-- BEGIN --

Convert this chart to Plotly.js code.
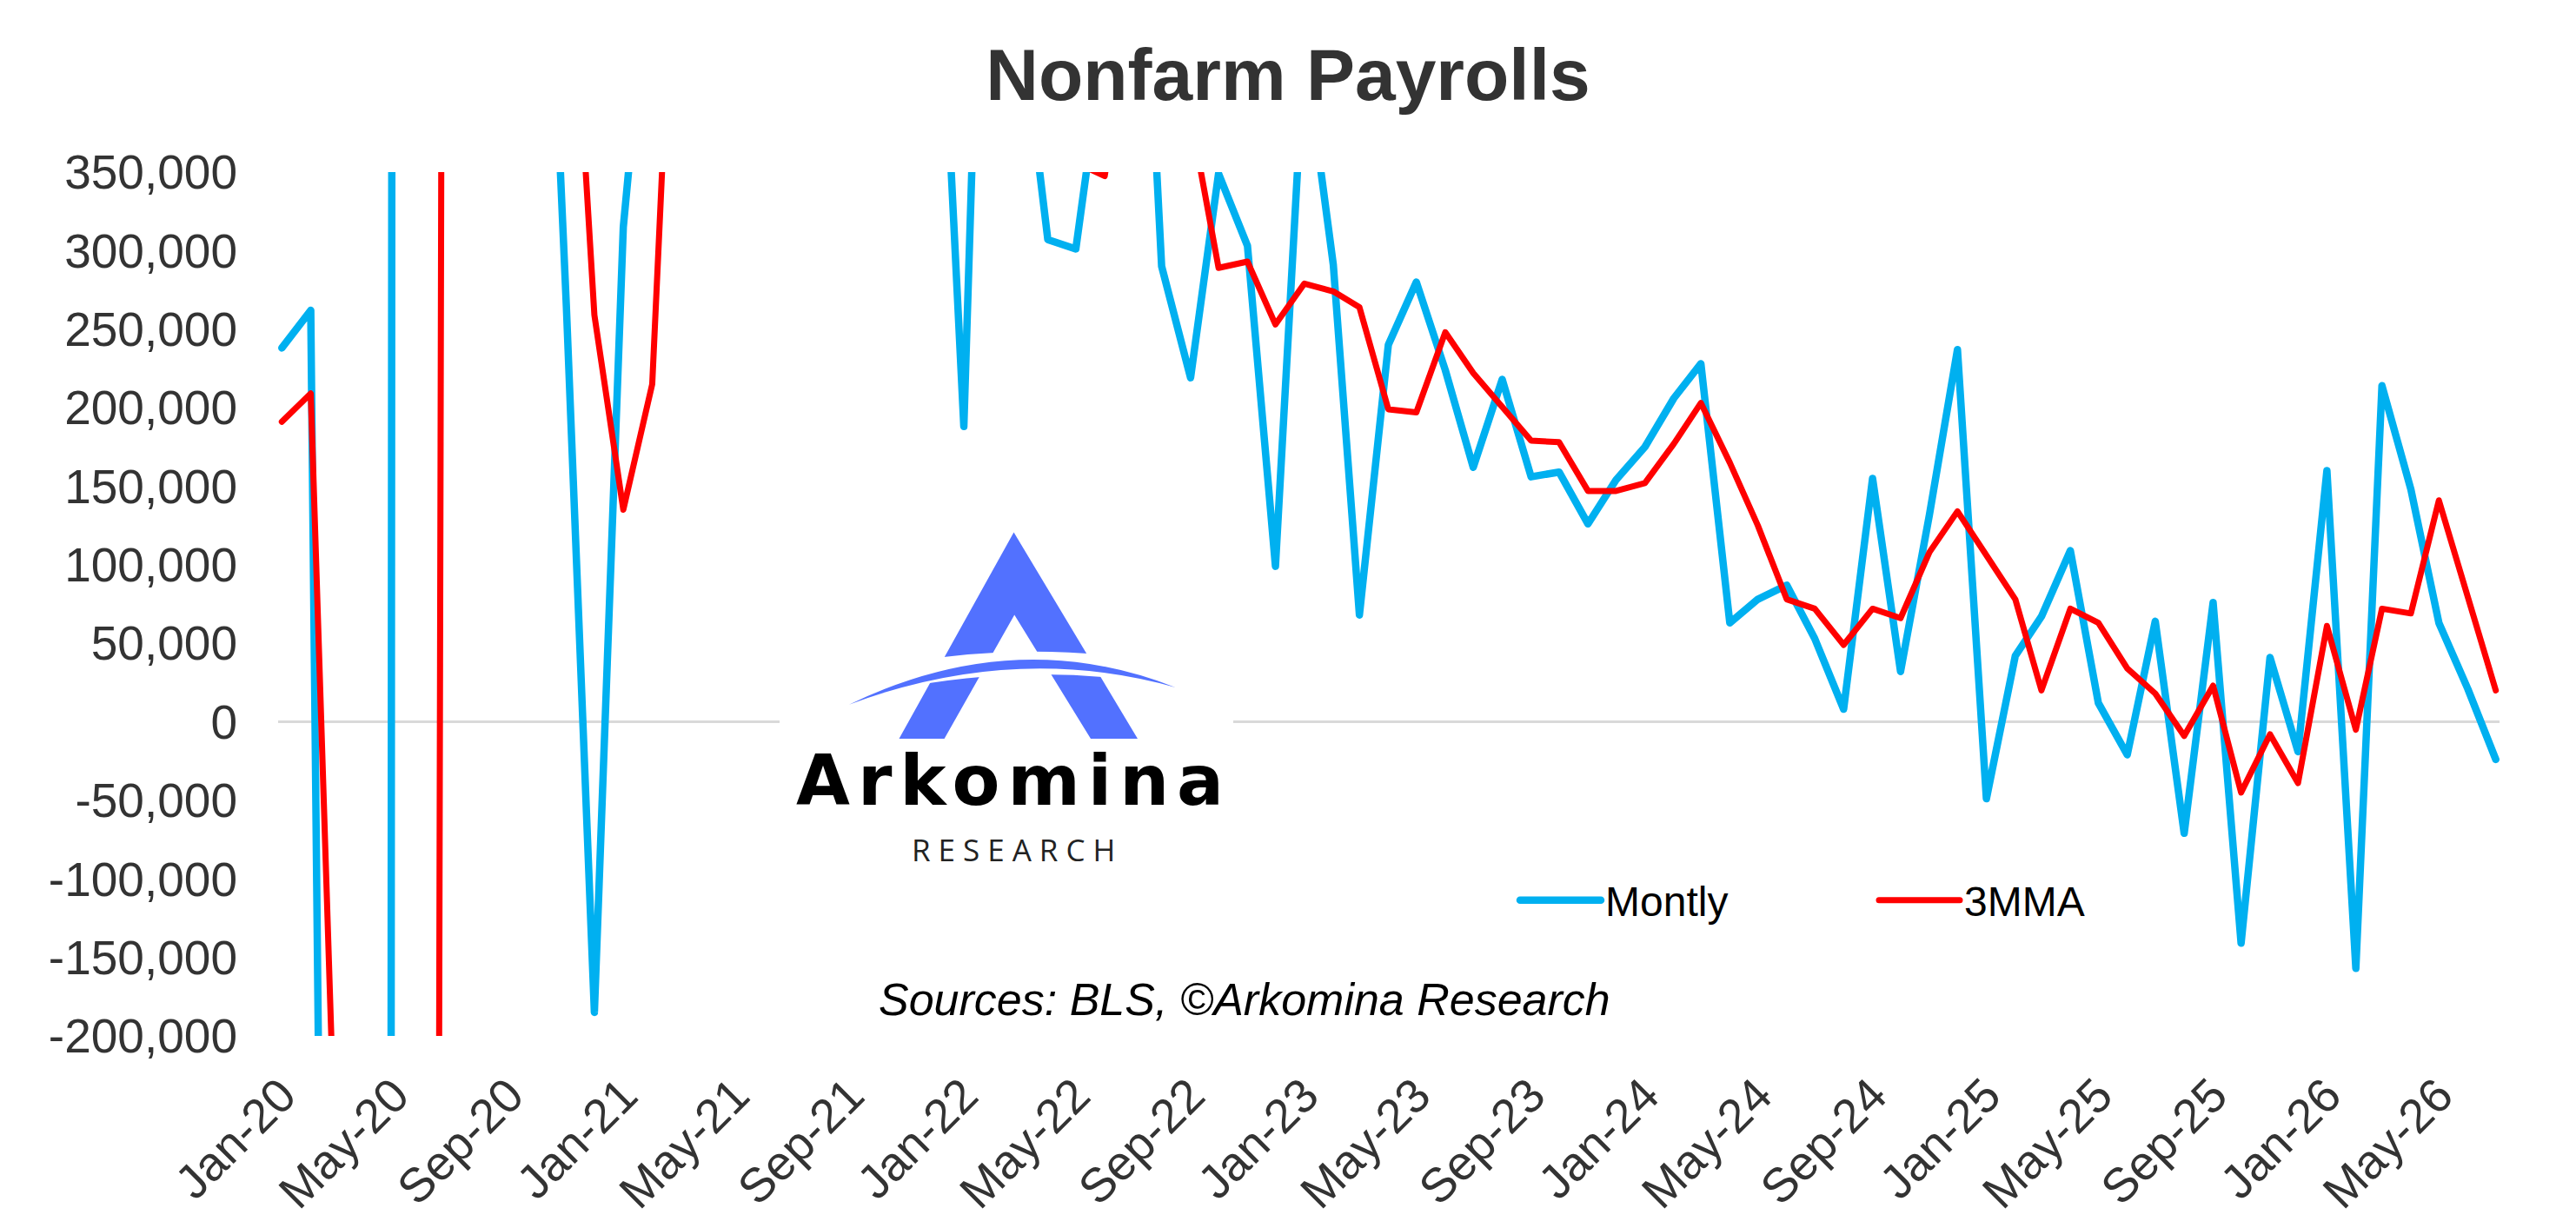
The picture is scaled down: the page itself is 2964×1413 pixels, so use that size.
<!DOCTYPE html>
<html>
<head>
<meta charset="utf-8">
<script src="https://cdn.plot.ly/plotly-3.0.1.min.js"></script>
<style>
  html, body { margin: 0; padding: 0; background: #fff; }
  #chart { width: 2964px; height: 1413px; }
</style>
</head>
<body>
<div id="chart"></div>
<script>
// months Jan-20 .. Jul-26
let months = [
    '2020-01-01','2020-02-01','2020-03-01','2020-04-01','2020-05-01','2020-06-01','2020-07-01','2020-08-01','2020-09-01','2020-10-01','2020-11-01','2020-12-01',
    '2021-01-01','2021-02-01','2021-03-01','2021-04-01','2021-05-01','2021-06-01','2021-07-01','2021-08-01','2021-09-01','2021-10-01','2021-11-01','2021-12-01',
    '2022-01-01','2022-02-01','2022-03-01','2022-04-01','2022-05-01','2022-06-01','2022-07-01','2022-08-01','2022-09-01','2022-10-01','2022-11-01','2022-12-01',
    '2023-01-01','2023-02-01','2023-03-01','2023-04-01','2023-05-01','2023-06-01','2023-07-01','2023-08-01','2023-09-01','2023-10-01','2023-11-01','2023-12-01',
    '2024-01-01','2024-02-01','2024-03-01','2024-04-01','2024-05-01','2024-06-01','2024-07-01','2024-08-01','2024-09-01','2024-10-01','2024-11-01','2024-12-01',
    '2025-01-01','2025-02-01','2025-03-01','2025-04-01','2025-05-01','2025-06-01','2025-07-01','2025-08-01','2025-09-01','2025-10-01','2025-11-01','2025-12-01',
    '2026-01-01','2026-02-01','2026-03-01','2026-04-01','2026-05-01','2026-06-01','2026-07-01'
];

// monthly change (off-scale months estimated from the line slopes)
let monthly = [
    238000, 262000, -1400000, -20500000, 2800000, 4800000, 1700000, 1500000, 700000, 680000, 264000, -185000,
    315000, 510000, 900000, 650000, 450000, 600000, 950000, 650000, 500000, 700000, 650000, 560000,
    188000, 780000, 460000, 307000, 301000, 435000, 650000, 290000, 219000, 349000, 303000, 99000,
    430000, 291000, 68000, 240000, 280000, 224000, 162000, 218000, 156000, 159000, 126000, 154000,
    175000, 206000, 228000, 63000, 78000, 87000, 53000, 8000, 155000, 32000, 132000, 237000,
    -49000, 42000, 67000, 109000, 12000, -21000, 64000, -71000, 76000, -141000, 41000, -19000,
    160000, -157000, 214000, 148000, 63000, 21000, -24000
];

// 3 month moving average
let mma3 = [
    191000, 209000, -330000, -7200000, -6400000, -4300000, 3100000, 2700000, 1330000, 990000, 553000, 259000,
    135000, 215000, 575000, 687000, 667000, 567000, 667000, 733000, 700000, 617000, 617000, 637000,
    466000, 509000, 476000, 516000, 356000, 347500, 462000, 458000, 386000, 289000, 293000, 253000,
    279000, 274000, 264000, 199000, 197000, 248000, 222000, 201000, 179000, 178000, 147000, 147000,
    152000, 177000, 203000, 165000, 125000, 78000, 72000, 49000, 72000, 66000, 108000, 134000,
    106000, 78000, 20000, 72000, 63000, 34000, 18000, -9000, 23000, -45000, -8000, -39000,
    61000, -5000, 72000, 69000, 141000, 78000, 20000
];

let yTickVals = [-200000, -150000, -100000, -50000, 0, 50000, 100000, 150000, 200000, 250000, 300000, 350000];
let yTickText = ['-200,000', '-150,000', '-100,000', '-50,000', '0', '50,000', '100,000', '150,000', '200,000', '250,000', '300,000', '350,000'];

const W = 2964, H = 1413;
const M = {l: 320, r: 88, t: 198, b: 221};
const plotW = W - M.l - M.r;
const plotH = H - M.t - M.b;
const FONT = 'Liberation Sans, Arial, Helvetica, sans-serif';

// pixel -> paper helpers for the logo
function px(x){ return (x - M.l) / plotW; }
function py(y){ return (H - M.b - y) / plotH; }
function pt(x, y){ return px(x).toFixed(5) + ',' + py(y).toFixed(5); }

let trace1 = {
    x: months,
    y: monthly,
    name: 'Montly',
    mode: 'lines',
    line: {color: '#00B0F0', width: 8.5}
};
let trace2 = {
    x: months,
    y: mma3,
    name: '3MMA',
    mode: 'lines',
    line: {color: '#FF0000', width: 7}
};

let logoBlue = '#5271FF';
let shapes = [
    // white logo background hides the zero line
    {type: 'rect', xref: 'paper', yref: 'paper', x0: px(897), x1: px(1419), y0: py(1010), y1: py(600),
     fillcolor: '#ffffff', line: {width: 0}, layer: 'above'},
    {type: 'path', xref: 'paper', yref: 'paper', layer: 'above', fillcolor: logoBlue, line: {width: 0},
     path: 'M' + pt(1166.5, 612.6) + ' L' + pt(1034.5, 850) + ' L' + pt(1086.6, 850) + ' L' + pt(1167.2, 707.5) +
           ' L' + pt(1255, 850) + ' L' + pt(1309, 850) + ' Z'},
    {type: 'path', xref: 'paper', yref: 'paper', layer: 'above', fillcolor: '#ffffff', line: {width: 0},
     path: 'M' + pt(1025, 765) + ' Q' + pt(1170, 738) + ' ' + pt(1315, 759) + ' L' + pt(1315, 784) +
           ' Q' + pt(1170, 764) + ' ' + pt(1025, 794) + ' Z'},
    {type: 'path', xref: 'paper', yref: 'paper', layer: 'above', fillcolor: logoBlue, line: {width: 0},
     path: 'M' + pt(977, 810.7) + ' Q' + pt(1168, 718.4) + ' ' + pt(1352.5, 790.9) +
           ' Q' + pt(1168, 739.2) + ' ' + pt(977, 810.7) + ' Z'}
];

let annotations = [
    {text: 'Arkomina', xref: 'paper', yref: 'paper', x: px(1166), y: py(898), xanchor: 'center', yanchor: 'middle',
     showarrow: false, font: {family: 'DejaVu Sans, sans-serif', size: 80, color: '#000', weight: 700}},
    {text: 'RESEARCH', xref: 'paper', yref: 'paper', x: px(1170), y: py(977), xanchor: 'center', yanchor: 'middle',
     showarrow: false, font: {family: 'Open Sans, sans-serif', size: 35, color: '#222'}},
    {text: 'Sources: BLS, ©Arkomina Research', xref: 'paper', yref: 'paper', x: px(1432), y: py(1150),
     xanchor: 'center', yanchor: 'middle', showarrow: false,
     font: {family: FONT, size: 52, color: '#000', style: 'italic'}}
];

let layout = {
    width: W,
    height: H,
    margin: M,
    paper_bgcolor: '#ffffff',
    plot_bgcolor: '#ffffff',
    font: {family: FONT, color: '#333333'},
    title: {text: 'Nonfarm Payrolls', x: 0.5, xanchor: 'center', y: 1 - 86 / H, yanchor: 'middle',
            font: {family: FONT, size: 84, color: '#333333', weight: 700}},
    xaxis: {
        type: 'date',
        range: ['2019-12-28', '2026-07-05'],
        tick0: '2020-01-01',
        dtick: 'M4',
        tickformat: '%b-%y',
        tickangle: -45,
        ticks: '',
        ticklabelstandoff: 24,
        showgrid: false,
        zeroline: false,
        showline: false,
        tickfont: {family: FONT, size: 55, color: '#333333'}
    },
    yaxis: {
        range: [-200000, 350000],
        tickvals: yTickVals,
        ticktext: yTickText,
        ticks: '',
        ticklabelstandoff: 46,
        showgrid: false,
        showline: false,
        zeroline: true,
        zerolinecolor: '#d9d9d9',
        zerolinewidth: 3,
        tickfont: {family: FONT, size: 55, color: '#333333'}
    },
    showlegend: true,
    legend: {
        orientation: 'h',
        x: px(1744), xanchor: 'left',
        y: py(1036), yanchor: 'middle',
        itemwidth: 93,
        entrywidth: 305,
        bgcolor: 'rgba(0,0,0,0)',
        font: {family: FONT, size: 48, color: '#000000'}
    },
    shapes: shapes,
    annotations: annotations
};

Plotly.newPlot('chart', [trace1, trace2], layout, {staticPlot: true, displayModeBar: false}).then(() => {
    // round joins like the original chart
    document.querySelectorAll('.js-line, .legendlines path').forEach(p => {
        p.style.strokeLinejoin = 'round';
        p.style.strokeLinecap = 'round';
    });
    document.querySelectorAll('.annotation-text').forEach(t => {
        if(t.textContent === 'Arkomina') t.style.letterSpacing = '9px';
        if(t.textContent === 'RESEARCH') t.style.letterSpacing = '9px';
    });
});
</script>
</body>
</html>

-- END --

§ PROBLEM
Pull out all lines in the data above that include "chart".

§ FINAL RESULT
Convert this chart to Plotly.js code.
  #chart { width: 2964px; height: 1413px; }
<div id="chart"></div>
Plotly.newPlot('chart', [trace1, trace2], layout, {staticPlot: true, displayModeBar: false}).then(() => {
    // round joins like the original chart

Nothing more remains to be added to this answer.